For Israel, however, God is the God of life and death: “God reserved all blood for himself as the life-giver. It had to be given back to him. People could not use blood to gain supernatural life-power for themselves, nor could they manipulate it to grant life-power to those who lacked it. It could not be handed over to other gods and demons, since they had no right to use it, nor were they allowed to acquire life-power from it. Above all, no Israelite was allowed to consume the blood from any animal. God ordained that it was to be used ritually only in the rite of atonement and the practices associated with it. Yet the power of blood in that rite did not come from the life in it, but from God’s word which had instituted its use. That Word determined its function in the rite of atonement.”This also implies that everything Israel ate was “dead,” since it was drained of life-blood. Israel was forbidden to eat living animals, or animals that still had blood-soul in them. Instead, they were required to eat dead things, and recognize that Yahweh alone gave life to and through the dead food.

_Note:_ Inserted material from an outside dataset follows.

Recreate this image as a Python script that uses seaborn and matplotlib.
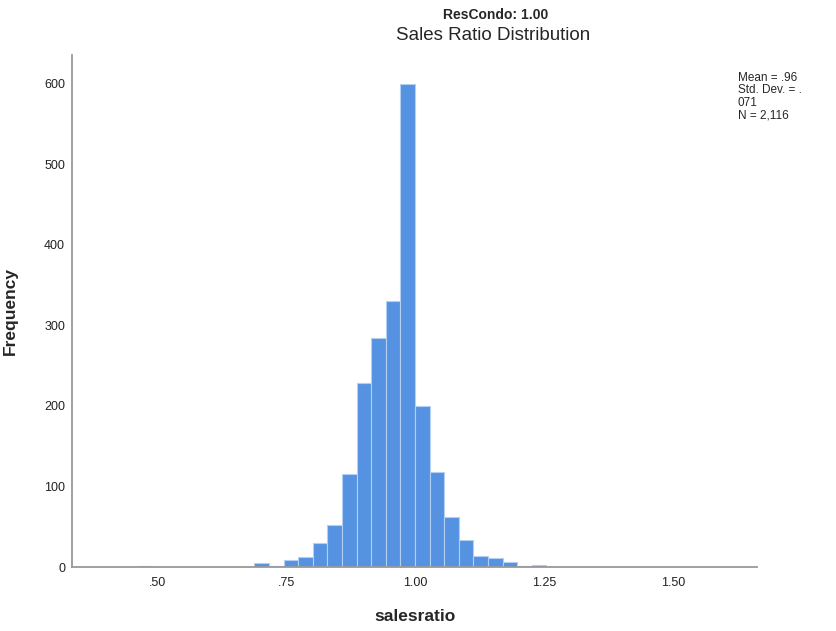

For Christians, one perenniel question is how this prohibition of blood relates to the Eucharistic consumption of blood. Kleinig suggests that “Christ’s institution does not really violate the taboo, because it is the ultimate reason for it.” He appears to mean that Israel was forbidden to eat animal blood because there is only one life-giving blood, the blood of Jesus.
To that, I would add this additional note: While Israel was required to eat only dead things, Christians are invited to eat “flesh” with the blood, and that means we are invited to feed on a living Christ. But this is not really blood of “flesh,” since Jesus has been raised out of flesh into the life of the Spirit. (We have the complication that Jesus offered His blood before His resurrection, but let’s ignore that for now!) Perhaps we should put it this way: Fleshly life is sustained through consumption of dead food, meat without life-blood; but the life of the Spirit is sustained through consumption of living food, body with life-blood. Fleshly life is sustained by the flow of the life of the flesh, which is in the blood; the life of the Spirit is sustained by the flow of the Spirit.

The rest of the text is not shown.